*Exercise directions:*
Write out the entire listing below exactly, with the pictures left out.

*Exercise material:*
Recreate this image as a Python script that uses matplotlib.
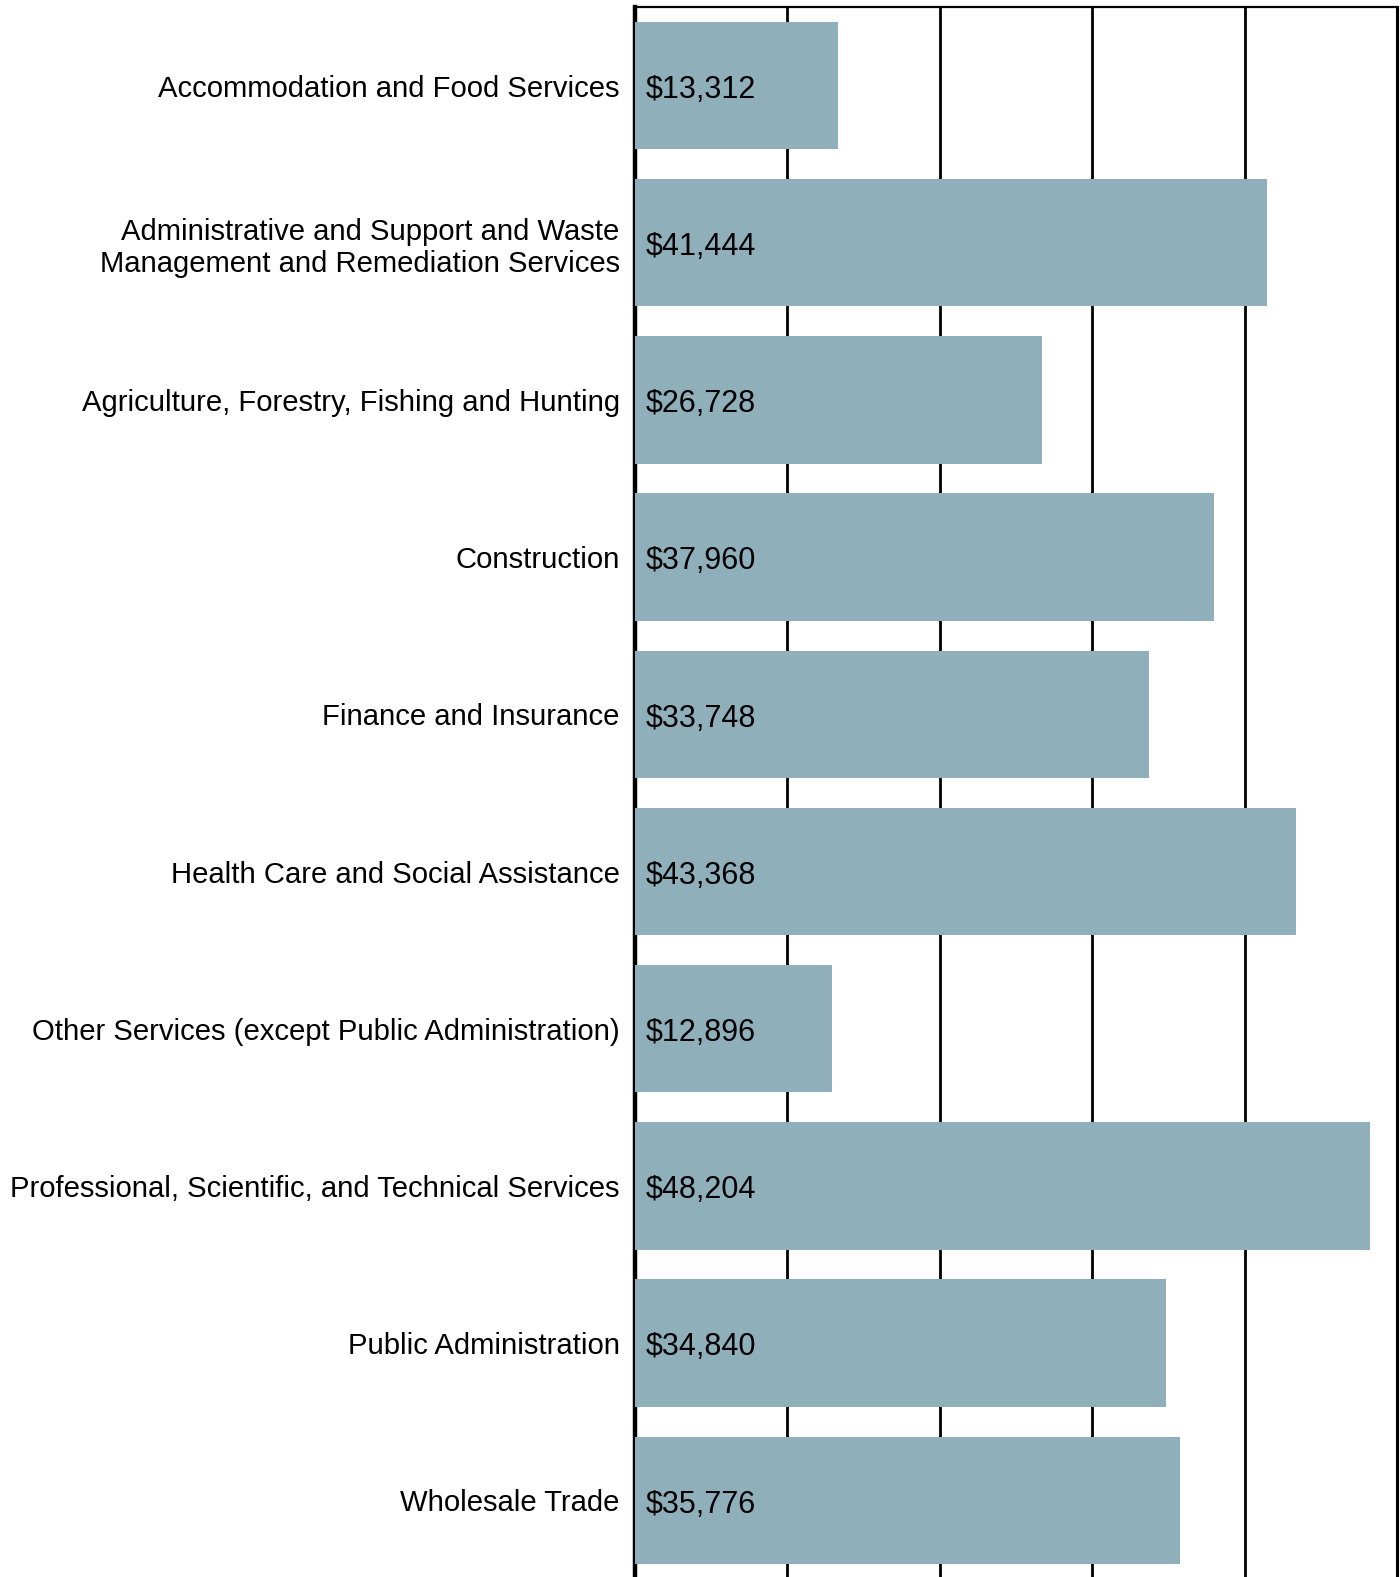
import numpy as np
import matplotlib.pyplot as plt

# industries and median earnings, top to bottom
industries = ['Accommodation and Food Services',
              'Administrative and Support and Waste\nManagement and Remediation Services',
              'Agriculture, Forestry, Fishing and Hunting',
              'Construction',
              'Finance and Insurance',
              'Health Care and Social Assistance',
              'Other Services (except Public Administration)',
              'Professional, Scientific, and Technical Services',
              'Public Administration',
              'Wholesale Trade']
earnings = [13312, 41444, 26728, 37960, 33748, 43368, 12896, 48204, 34840, 35776]
grid_ticks = [10000, 20000, 30000, 40000, 50000]

plt.rcParams['font.family'] = ['Liberation Sans', 'DejaVu Sans']

fig = plt.figure(figsize=(14, 15.77), dpi=100)
ax = fig.add_axes([635/1400, 0, 762/1400, 1 - 7/1577])

y = np.arange(len(industries))
ax.set_axisbelow(True)
for t in grid_ticks[:-1]:
    ax.axvline(t, color='black', lw=2.0, zorder=0)
ax.barh(y, earnings, height=0.81, color='#8FAFBA', zorder=2)

for yi, v in zip(y, earnings):
    ax.text(680, yi + 0.005, '${:,}'.format(v), ha='left', va='center_baseline',
            fontsize=22, zorder=3)

ax.set_xlim(0, 50000)
ax.set_ylim(9.488, -0.5)
ax.set_yticks(y)
ax.set_yticklabels(industries, fontsize=21.1, linespacing=1.2)
ax.tick_params(axis='y', length=0, pad=11)
ax.set_xticks([])

ax.spines['left'].set_linewidth(3.2)
ax.spines['left'].set_zorder(1)
ax.spines['right'].set_linewidth(2.2)
ax.spines['top'].set_linewidth(1.6)
ax.spines['bottom'].set_visible(False)

plt.savefig('out.png', dpi=100)
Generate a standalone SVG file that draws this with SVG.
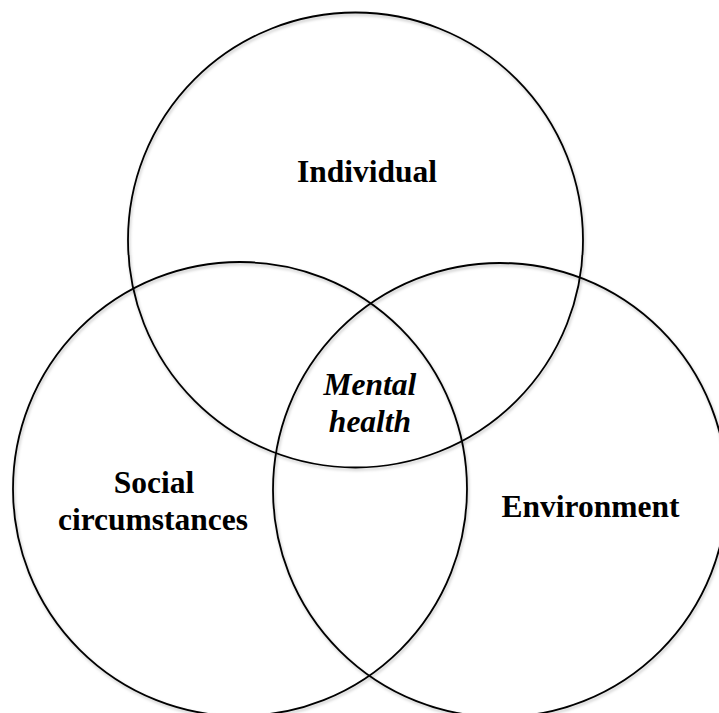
<svg xmlns="http://www.w3.org/2000/svg" width="719" height="713" viewBox="0 0 719 713">
  <defs>
    <filter id="shadow" x="-10%" y="-10%" width="120%" height="120%">
      <feDropShadow dx="1" dy="2" stdDeviation="1.5" flood-color="#000" flood-opacity="0.25"/>
    </filter>
  </defs>
  <style>
    .ring { fill: none; stroke: #000; stroke-width: 1.8; filter: url(#shadow); }
    .lbl { font-family: "Liberation Serif", "Times New Roman", serif; font-weight: bold; font-size: 31.5px; fill: #000; text-anchor: middle; }
    .it { font-style: italic; }
  </style>
  <rect x="0" y="0" width="719" height="713" fill="#fff"/>
  <g id="individual">
    <circle class="ring" cx="355.5" cy="240" r="227.5"/>
    <text class="lbl" x="367" y="182">Individual</text>
  </g>
  <g id="social">
    <circle class="ring" cx="240" cy="489" r="227"/>
    <text class="lbl" x="154" y="493">Social</text>
    <text class="lbl" x="153" y="530">circumstances</text>
  </g>
  <g id="environment">
    <circle class="ring" cx="500" cy="490" r="227"/>
    <text class="lbl" x="590.5" y="517">Environment</text>
  </g>
  <g id="mental-health">
    <text class="lbl it" x="370" y="395">Mental</text>
    <text class="lbl it" x="370" y="432">health</text>
  </g>
  <g id="connectors"/>
</svg>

*Expected output:*
Recreate this image as a Python script that uses matplotlib.
import numpy as np
import matplotlib.pyplot as plt

# industries and median earnings, top to bottom
industries = ['Accommodation and Food Services',
              'Administrative and Support and Waste\nManagement and Remediation Services',
              'Agriculture, Forestry, Fishing and Hunting',
              'Construction',
              'Finance and Insurance',
              'Health Care and Social Assistance',
              'Other Services (except Public Administration)',
              'Professional, Scientific, and Technical Services',
              'Public Administration',
              'Wholesale Trade']
earnings = [13312, 41444, 26728, 37960, 33748, 43368, 12896, 48204, 34840, 35776]
grid_ticks = [10000, 20000, 30000, 40000, 50000]

plt.rcParams['font.family'] = ['Liberation Sans', 'DejaVu Sans']

fig = plt.figure(figsize=(14, 15.77), dpi=100)
ax = fig.add_axes([635/1400, 0, 762/1400, 1 - 7/1577])

y = np.arange(len(industries))
ax.set_axisbelow(True)
for t in grid_ticks[:-1]:
    ax.axvline(t, color='black', lw=2.0, zorder=0)
ax.barh(y, earnings, height=0.81, color='#8FAFBA', zorder=2)

for yi, v in zip(y, earnings):
    ax.text(680, yi + 0.005, '${:,}'.format(v), ha='left', va='center_baseline',
            fontsize=22, zorder=3)

ax.set_xlim(0, 50000)
ax.set_ylim(9.488, -0.5)
ax.set_yticks(y)
ax.set_yticklabels(industries, fontsize=21.1, linespacing=1.2)
ax.tick_params(axis='y', length=0, pad=11)
ax.set_xticks([])

ax.spines['left'].set_linewidth(3.2)
ax.spines['left'].set_zorder(1)
ax.spines['right'].set_linewidth(2.2)
ax.spines['top'].set_linewidth(1.6)
ax.spines['bottom'].set_visible(False)

plt.savefig('out.png', dpi=100)
Generate a standalone SVG file that draws this with SVG.
<svg xmlns="http://www.w3.org/2000/svg" width="719" height="713" viewBox="0 0 719 713">
  <defs>
    <filter id="shadow" x="-10%" y="-10%" width="120%" height="120%">
      <feDropShadow dx="1" dy="2" stdDeviation="1.5" flood-color="#000" flood-opacity="0.25"/>
    </filter>
  </defs>
  <style>
    .ring { fill: none; stroke: #000; stroke-width: 1.8; filter: url(#shadow); }
    .lbl { font-family: "Liberation Serif", "Times New Roman", serif; font-weight: bold; font-size: 31.5px; fill: #000; text-anchor: middle; }
    .it { font-style: italic; }
  </style>
  <rect x="0" y="0" width="719" height="713" fill="#fff"/>
  <g id="individual">
    <circle class="ring" cx="355.5" cy="240" r="227.5"/>
    <text class="lbl" x="367" y="182">Individual</text>
  </g>
  <g id="social">
    <circle class="ring" cx="240" cy="489" r="227"/>
    <text class="lbl" x="154" y="493">Social</text>
    <text class="lbl" x="153" y="530">circumstances</text>
  </g>
  <g id="environment">
    <circle class="ring" cx="500" cy="490" r="227"/>
    <text class="lbl" x="590.5" y="517">Environment</text>
  </g>
  <g id="mental-health">
    <text class="lbl it" x="370" y="395">Mental</text>
    <text class="lbl it" x="370" y="432">health</text>
  </g>
  <g id="connectors"/>
</svg>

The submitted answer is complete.